This Sunday is called Gaudete Sunday, which is taken from a line in St. Paul’s Letter to the Philippians: gaudete in Domino semper or in English, rejoice in the Lord always. This line began to be used in the Mass for the 3rd week of Advent because of the emphasis on the nearness of the Lord’s coming. In other words, this Sunday was made special to draw attention to how Christ isn’t just coming, He is coming very soon.
Like the best of our traditions, this came about very naturally. A long time ago, Advent was just like Lent in its length and spirit, but gradually started to take on a unique shape and tone. The first of these changes was the emphasis on the coming of Christ right in the middle of Advent, and this was done by making everything more joyful. There was more music allowed, fasting wasn’t required, and the prayers and readings were chosen to emphasize the goodness God has shown us.

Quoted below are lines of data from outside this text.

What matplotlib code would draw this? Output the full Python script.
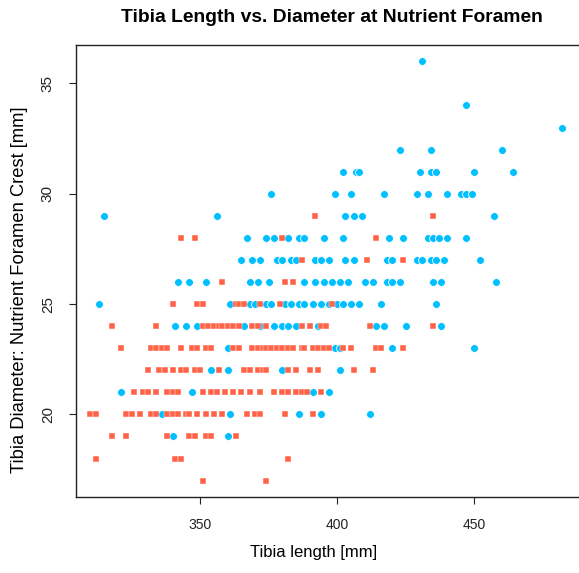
import matplotlib
matplotlib.use("Agg")
import matplotlib.pyplot as plt
import numpy as np

plt.rcParams['font.family'] = ['Liberation Sans', 'DejaVu Sans']

# Male (blue circles): diameter value -> tibia lengths
male_rows = {
    36: [431],
    34: [447],
    33: [482],
    32: [423, 434, 460],
    31: [402, 407, 408, 430, 434, 436, 450, 464],
    30: [376, 399, 405, 417, 429, 433, 440, 445, 447, 449],
    29: [315, 356, 403, 406, 409, 457],
    28: [367, 374, 377, 382, 386, 388, 395, 402, 419, 424, 433, 435, 437, 440, 447],
    27: [365, 369, 372, 378, 380, 383, 385, 392, 394, 397, 403, 406, 418, 420,
         429, 431, 434, 436, 439, 452],
    26: [342, 346, 352, 368, 371, 375, 388, 392, 395, 398, 401, 404, 410, 413,
         418, 420, 423, 435, 438, 458],
    25: [313, 361, 368, 370, 374, 376, 381, 383, 386, 388, 391, 394, 397, 400,
         402, 405, 408, 416, 436],
    24: [341, 345, 349, 366, 372, 377, 380, 382, 385, 393, 414, 417, 425, 438],
    23: [360, 399, 401, 420, 450],
    22: [354, 360, 380, 401],
    21: [321, 347, 391, 397],
    20: [336, 361, 386, 394, 412],
    19: [340, 360],
}

# Female (red squares)
female_rows = {
    29: [392, 435],
    28: [343, 348, 380, 414],
    27: [387, 411, 424],
    26: [358, 381, 384],
    25: [340, 349, 351, 363, 364, 366, 372, 379, 398],
    24: [318, 334, 351, 353, 355, 357, 358, 360, 362, 364, 369, 371, 374, 387,
         390, 394, 396, 412, 435],
    23: [321, 332, 334, 336, 338, 343, 347, 349, 352, 354, 362, 364, 369, 371,
         373, 374, 376, 378, 380, 382, 384, 387, 388, 391, 393, 395, 397, 402,
         405, 414, 416, 424],
    22: [331, 335, 337, 340, 343, 345, 348, 350, 357, 366, 368, 371, 373, 374,
         382, 385, 390, 393, 406, 413],
    21: [326, 329, 331, 334, 338, 340, 342, 351, 354, 356, 359, 362, 365, 368,
         372, 377, 380, 382, 385, 387, 389, 394],
    20: [310, 312, 323, 325, 328, 332, 334, 338, 340, 342, 345, 346, 349, 352,
         355, 358, 367, 370, 372, 381, 391],
    19: [318, 323, 338, 346, 348, 352, 354, 363],
    18: [312, 341, 343, 382],
    17: [351, 374],
}

male_length = [x for d, xs in male_rows.items() for x in xs]
male_diam = [d for d, xs in male_rows.items() for x in xs]
female_length = [x for d, xs in female_rows.items() for x in xs]
female_diam = [d for d, xs in female_rows.items() for x in xs]

x_ticks = [350, 400, 450]
y_ticks = [20, 25, 30, 35]

fig = plt.figure(figsize=(5.79, 5.73), dpi=100)
ax = fig.add_axes([0.1307, 0.1332, 0.8733, 0.7883])

ax.scatter(male_length, male_diam, marker='o', s=32, facecolor='#00BFFF',
           edgecolor='white', linewidth=0.6, zorder=2)
ax.scatter(female_length, female_diam, marker='s', s=21, facecolor='#FF6347',
           edgecolor='white', linewidth=0.3, zorder=3)

ax.set_xlim(304.6, 489.0)
ax.set_ylim(16.27, 36.74)
ax.set_xticks(x_ticks)
ax.set_yticks(y_ticks)
ax.tick_params(axis='both', direction='out', length=5, width=0.8,
               colors='#222222')
ax.tick_params(axis='x', labelsize=10, pad=10)
ax.tick_params(axis='y', labelsize=11, pad=10)
for lab in ax.get_yticklabels():
    lab.set_rotation(90)
    lab.set_va('center')
for sp in ax.spines.values():
    sp.set_linewidth(1.0)
    sp.set_color('#222222')

fig.text(314 / 579, 1 - 553 / 573, 'Tibia length [mm]', ha='center',
         va='center', fontsize=12)
fig.text(20 / 579, 1 - 290 / 573, 'Tibia Diameter: Nutrient Foramen Crest [mm]',
         ha='center', va='center', rotation=90, fontsize=13.2)
fig.text(331.5 / 579, 1 - 18 / 573, 'Tibia Length vs. Diameter at Nutrient Foramen',
         ha='center', va='center', fontsize=13.9, fontweight='bold')

fig.savefig('out.png', dpi=100)
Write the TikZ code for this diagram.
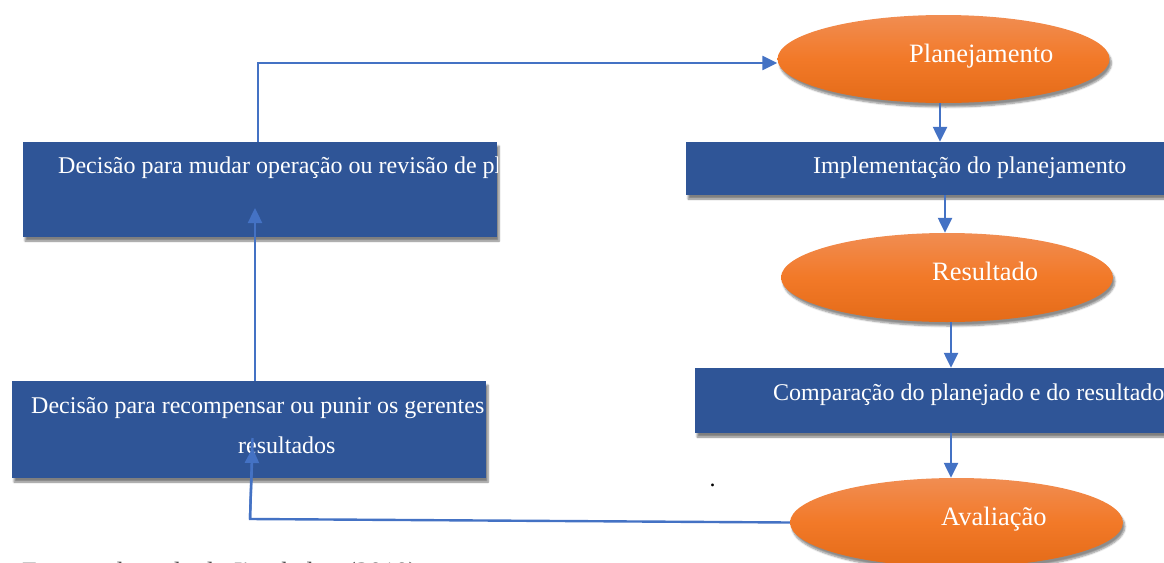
\documentclass[tikz,border=0pt]{standalone}
\usepackage{fontspec}
\setmainfont{Liberation Serif}
\usetikzlibrary{arrows.meta,shapes.geometric,shadows.blur}
\definecolor{boxblue}{RGB}{47,85,151}
\definecolor{arrblue}{RGB}{68,114,196}
\definecolor{orTop}{RGB}{241,141,82}
\definecolor{orMid}{RGB}{242,121,40}
\definecolor{orBot}{RGB}{228,107,24}
\tikzset{
  boxnode/.style={rectangle, fill=boxblue, draw=none, inner sep=0pt,
    blur shadow={shadow xshift=2pt, shadow yshift=-4pt, shadow blur steps=6, shadow opacity=50}},
  ellnode/.style={ellipse, draw=none, inner sep=0pt,
    top color=orTop, bottom color=orBot, middle color=orMid,
    blur shadow={shadow xshift=2pt, shadow yshift=-4pt, shadow blur steps=6, shadow opacity=45}},
  txt/.style={text=white, font=\fontsize{24}{28}\selectfont, inner sep=0pt, anchor=base west},
  etxt/.style={txt, font=\fontsize{26.5}{30}\selectfont},
  arr/.style={draw=arrblue, line width=2.4pt, -{Triangle[length=15pt,width=14pt]}},
  ln/.style={draw=arrblue, line width=2.4pt}
}
\begin{document}
\begin{tikzpicture}[x=1pt,y=-1pt]
\useasboundingbox (0,0) rectangle (1164,562);
% right column
\node[ellnode, minimum width=332pt, minimum height=88pt] (plan) at (943.5,59) {};
\node[etxt] (planT) at (909,62.5) {Planejamento};
\node[boxnode, minimum width=489pt, minimum height=53pt] (impl) at (930.5,168.5) {};
\node[txt] (implT) at (813,173) {Implementação do planejamento};
\node[ellnode, minimum width=332pt, minimum height=89pt] (res) at (947,277.5) {};
\node[etxt] (resT) at (932,280.5) {Resultado};
\node[boxnode, minimum width=480pt, minimum height=65pt] (comp) at (935,400.5) {};
\node[txt] (compT) at (773,400) {Comparação do planejado e do resultado};
\node[ellnode, minimum width=333pt, minimum height=89pt] (aval) at (956.5,522.5) {};
\node[etxt] (avalT) at (941,525.5) {Avaliação};
% left column
\node[boxnode, minimum width=474pt, minimum height=95pt] (dec1) at (260,189.5) {};
\begin{scope}
  \clip (dec1.south west) rectangle (dec1.north east);
  \node[txt] (dec1T) at (58,173) {Decisão para mudar operação ou revisão de planejamento};
\end{scope}
\node[boxnode, minimum width=474pt, minimum height=97pt] (dec2) at (249,429.5) {};
\begin{scope}
  \clip (dec2.south west) rectangle (dec2.north east);
  \node[txt] (dec2T) at (31,413) {Decisão para recompensar ou punir os gerentes pelos};
  \node[txt] (dec2T2) at (238,453) {resultados};
\end{scope}
% stray dot and caption
\node[font=\fontsize{24}{28}\selectfont, inner sep=0pt, anchor=base west] (dot) at (709.5,486) {.};
\node[font=\fontsize{26.4}{30}\selectfont, text=black!70, inner sep=0pt, anchor=base west] (cap) at (22,580) {Fonte: adaptado de Jiambalvo (2010)};
% connectors
\coordinate (c1) at (250,519);
\coordinate (c2) at (252.5,448);
\coordinate (c3) at (255,208);
\draw[arr] ([xshift=-3.5pt]plan.south) -- ([xshift=-3.5pt]plan.south |- impl.north);
\draw[arr] ([xshift=-2pt]res.north |- impl.south) -- ([xshift=-2pt]res.north);
\draw[arr] ([xshift=4pt]res.south) -- ([xshift=4pt]res.south |- comp.north);
\draw[arr] ([xshift=-5.5pt]aval.north |- comp.south) -- ([xshift=-5.5pt]aval.north);
\draw[ln] (aval.west) -- (c1) -- ([yshift=10pt]c2);
\draw[arr] (c1) -- (c2);
\draw[arr] (dec2.north -| c3) -- (c3);
\draw[arr] ([xshift=-2pt]dec1.north) |- ([yshift=-4pt]plan.west);
\end{tikzpicture}
\end{document}
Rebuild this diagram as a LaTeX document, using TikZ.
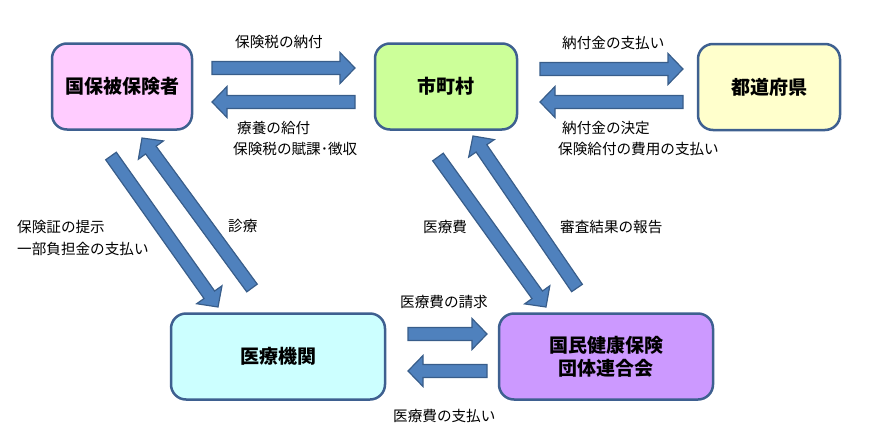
\documentclass[tikz,border=0pt]{standalone}
\usepackage{fontspec}
\setmainfont{Noto Sans CJK JP}
\usetikzlibrary{calc,positioning}
\definecolor{boxline}{HTML}{3E6090}
\definecolor{arrowfill}{HTML}{4F81BD}
\definecolor{arrowline}{HTML}{385D8A}
\definecolor{pinkfill}{HTML}{FFCCFF}
\definecolor{greenfill}{HTML}{CCFF99}
\definecolor{yellowfill}{HTML}{FFFFCC}
\definecolor{cyanfill}{HTML}{CCFFFF}
\definecolor{violetfill}{HTML}{CC99FF}
% block arrow from #1 to #2
\newcommand\blockarrow[2]{%
  \coordinate (ba-h) at ($(#2)!15pt!(#1)$);
  \draw[flow] ($(#1)!6.5pt!90:(#2)$) -- ($(ba-h)!6.5pt!90:(#2)$)
    -- ($(ba-h)!15.5pt!90:(#2)$) -- (#2) -- ($(ba-h)!15.5pt!-90:(#2)$)
    -- ($(ba-h)!6.5pt!-90:(#2)$) -- ($(#1)!6.5pt!-90:(#2)$) -- cycle;}

\begin{document}
\begin{tikzpicture}
        [x=1pt, y=-1pt,
         party/.style={draw=boxline, line width=2.5pt, rounded corners=15pt,
           minimum width=140pt, minimum height=86pt, align=center,
           font=\fontsize{19}{23}\selectfont\bfseries},
         flow/.style={fill=arrowfill, draw=arrowline, line width=1.2pt},
         lbl/.style={anchor=west, inner sep=0pt, font=\fontsize{14.6}{17}\selectfont}]
        \useasboundingbox (0,0) rectangle (879,445);
        % the five parties
        \node[party, fill=pinkfill] (hih) at (122,86.5) {国保被保険者};
        \node[party, fill=greenfill, minimum width=142pt] (shi) at (446,86.5) {市町村};
        \node[party, fill=yellowfill, minimum width=142pt] (ken) at (769,87) {都道府県};
        \node[party, fill=cyanfill, minimum width=214pt] (iryo) at (278,356.5) {医療機関};
        \node[party, fill=violetfill, minimum width=214pt] (rengo) at (606,356.5) {国民健康保険\\団体連合会};
        % arrow ends
        \coordinate (a1s) at (212,68);  \coordinate (a1e) at (355,68);
        \coordinate (a2s) at (355,102); \coordinate (a2e) at (212,102);
        \coordinate (a3s) at (540,69);  \coordinate (a3e) at (683,69);
        \coordinate (a4s) at (683,102); \coordinate (a4e) at (540,102);
        \coordinate (a5s) at (408,334); \coordinate (a5e) at (487,334);
        \coordinate (a6s) at (487,371); \coordinate (a6e) at (408,371);
        \coordinate (d1s) at (111,156); \coordinate (d1e) at (218,307);
        \coordinate (d2s) at (252,288); \coordinate (d2e) at (142,138);
        \coordinate (d3s) at (438,157); \coordinate (d3e) at (546,307);
        \coordinate (d4s) at (577,288); \coordinate (d4e) at (473,136);
        \blockarrow{a1s}{a1e}
        \blockarrow{a2s}{a2e}
        \blockarrow{a3s}{a3e}
        \blockarrow{a4s}{a4e}
        \blockarrow{a5s}{a5e}
        \blockarrow{a6s}{a6e}
        \blockarrow{d1s}{d1e}
        \blockarrow{d2s}{d2e}
        \blockarrow{d3s}{d3e}
        \blockarrow{d4s}{d4e}
        % labels
        \node[lbl] (l1) at (235,42) {保険税の納付};
        \node[lbl] (l2) at (237,128) {療養の給付};
        \node[lbl] (l3) at (233,149) {保険税の賦課･徴収};
        \node[lbl] (l4) at (562,43) {納付金の支払い};
        \node[lbl] (l5) at (562,128) {納付金の決定};
        \node[lbl] (l6) at (558,149) {保険給付の費用の支払い};
        \node[lbl] (l7) at (17,227) {保険証の提示};
        \node[lbl] (l8) at (17,249) {一部負担金の支払い};
        \node[lbl] (l9) at (228,226) {診療};
        \node[lbl] (l10) at (423,227) {医療費};
        \node[lbl] (l11) at (560,227) {審査結果の報告};
        \node[lbl] (l12) at (400,302) {医療費の請求};
        \node[lbl] (l13) at (393,416) {医療費の支払い};
      \end{tikzpicture}
\end{document}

The implication here, of course, is that we remind ourselves of how wonderful God is to remind ourselves of what is to come.
So why is this in the middle of Advent? So that we get a wake-up call before it’s too late. This Sunday is a reminder of the Joy we look forward to, but Advent is still a season in which we are called to repent. We are given a reminder today that we are looking forward to something very special, and should be preparing for it by preparing our souls to receive God completely. So let this Gaudete Sunday serve its true purpose, and direct our hearts to the core of the Advent season. Let us rejoice in God’s goodness we have seen in our lives, and thus have Hope for what He has in store for us this Christmas.